Gauche Citoyenne par ses mouvements locaux porte ces exigences dans 10 villes et au sein de notre département.

Mettons en œuvre le droit d’interpellation de notre assemblée par une pétition de quelques centaines ou milliers de citoyens comme je l’ai proposé sans succès dans la mandature précédente.

Poursuivons ce travail de fourmi que vous avez rendu possible avec l’adoption de la charte de la participation pour permettre que l’on regarde par exemple les Rmistes comme des citoyens et non pas des usagers. Et puis il y a tant de dossiers à porter en commun, droit à la santé et défense de l’hôpital, droit à l’éducation, réforme de la dépendance, logement, développement de la recherche, insertion, culture, sport, solidarité internationale,…

La crise que traverse notre pays est profonde. Le président Sarkozy a par sa politique et ses attitudes affaibli notre pays.

Les val de marnais comme beaucoup de français attendent de la gauche et des écologistes qu’ils ouvrent une perspective et une alternative.

A 15 mois de l’élection présidentielle vous décidez d’interdire à 14% de citoyens l’accès à l’exécutif départemental de leurs représentants. C’est une faute politique. Un tel exécutif amputé serait un recul de 30 ans.

Nous avons été élus pour apporter à nos concitoyens notre travail et notre réflexion. Nous le ferons, même si vous nous excluez de l’exécutif. Le Val de Marne deviendra alors non pas le symbole de l’ouverture et de l’intelligence partagée comme ORBIVAL, le festival de l’Oh, la charte de la participation et bien d’autres actions l’ont montré, mais le symbole de la fermeture et du rejet d’une partie de la population.

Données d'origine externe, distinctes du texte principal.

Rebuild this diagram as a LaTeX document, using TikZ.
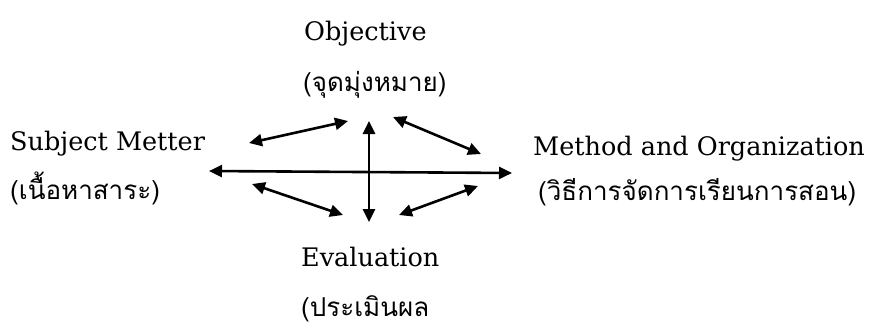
\documentclass[tikz,border=0pt]{standalone}
\usepackage{fontspec}
\setmainfont{DejaVu Serif}
\newfontfamily\thaifont[Script=Thai]{Loma}
\usetikzlibrary{arrows.meta}
\begin{document}
\begin{tikzpicture}[x=1pt,y=-1pt,
  lbl/.style={inner sep=0pt, font=\fontsize{25.5}{30}\selectfont},
  th/.style={inner sep=0pt, font=\thaifont\fontsize{26}{31}\selectfont},
  arr/.style={{Triangle[length=13pt,width=12pt]}-{Triangle[length=13pt,width=12pt]}, line width=2.6pt}]
\useasboundingbox (0,0) rectangle (872,327);
% labels
\node[lbl, anchor=base west] (obj) at (304,40) {Objective};
\node[th, anchor=base west] (objth) at (303,91) {(จุดมุ่งหมาย)};
\node[lbl, anchor=base west] (sub) at (10,150) {Subject Metter};
\node[th, anchor=base west] (subth) at (10,199) {(เนื้อหาสาระ)};
\node[lbl, anchor=base west] (met) at (533,155) {Method and Organization};
\node[th, anchor=base west] (metth) at (538,200) {(วิธีการจัดการเรียนการสอน)};
\node[lbl, anchor=base west] (eva) at (301,266) {Evaluation};
\node[th, anchor=base west] (evath) at (301,316) {(ประเมินผล};
% arrow end points
\coordinate (hl) at (209,171);
\coordinate (hr) at (512,173);
\coordinate (vt) at (369,121);
\coordinate (vb) at (369,222);
\coordinate (ula) at (249,143);
\coordinate (ulb) at (348,121);
\coordinate (lla) at (252,184);
\coordinate (llb) at (343,215);
\coordinate (ura) at (393,117);
\coordinate (urb) at (481,154);
\coordinate (lra) at (478,186);
\coordinate (lrb) at (399,215);
% arrows
\draw[arr] (hl) -- (hr);
\draw[arr] (vt) -- (vb);
\draw[arr] (ula) -- (ulb);
\draw[arr] (lla) -- (llb);
\draw[arr] (ura) -- (urb);
\draw[arr] (lra) -- (lrb);
\end{tikzpicture}
\end{document}
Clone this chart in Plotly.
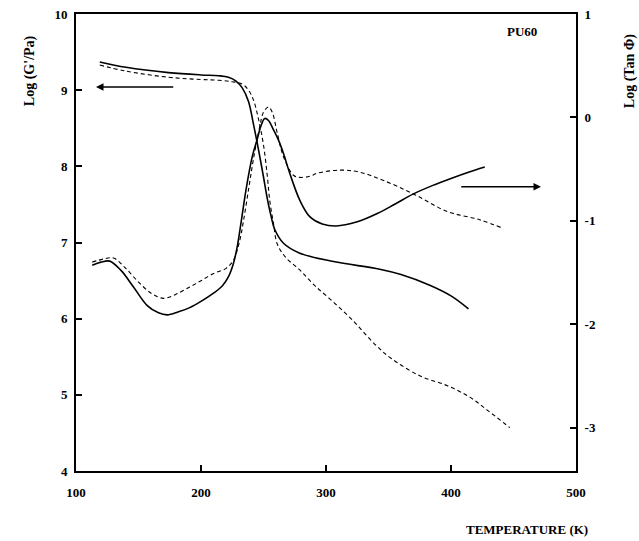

Encore à cette heure, nous sommes nombreux dans cette assemblée, dans ce département, et jusque parmi vos électeurs à ne pas parvenir à y croire.

Nous ne tomberons pas dans la contestation stérile. Nous restons membres de la majorité. Avec Christine Janodet et Jacques Perreux, et avec d’autres, nous initierons un forum social de l’écologie où tous les citoyens, responsables associatifs, syndicalistes, militants politiques, pourront contribuer au futur de notre département, et inventer un nouveau rapport à l’institution.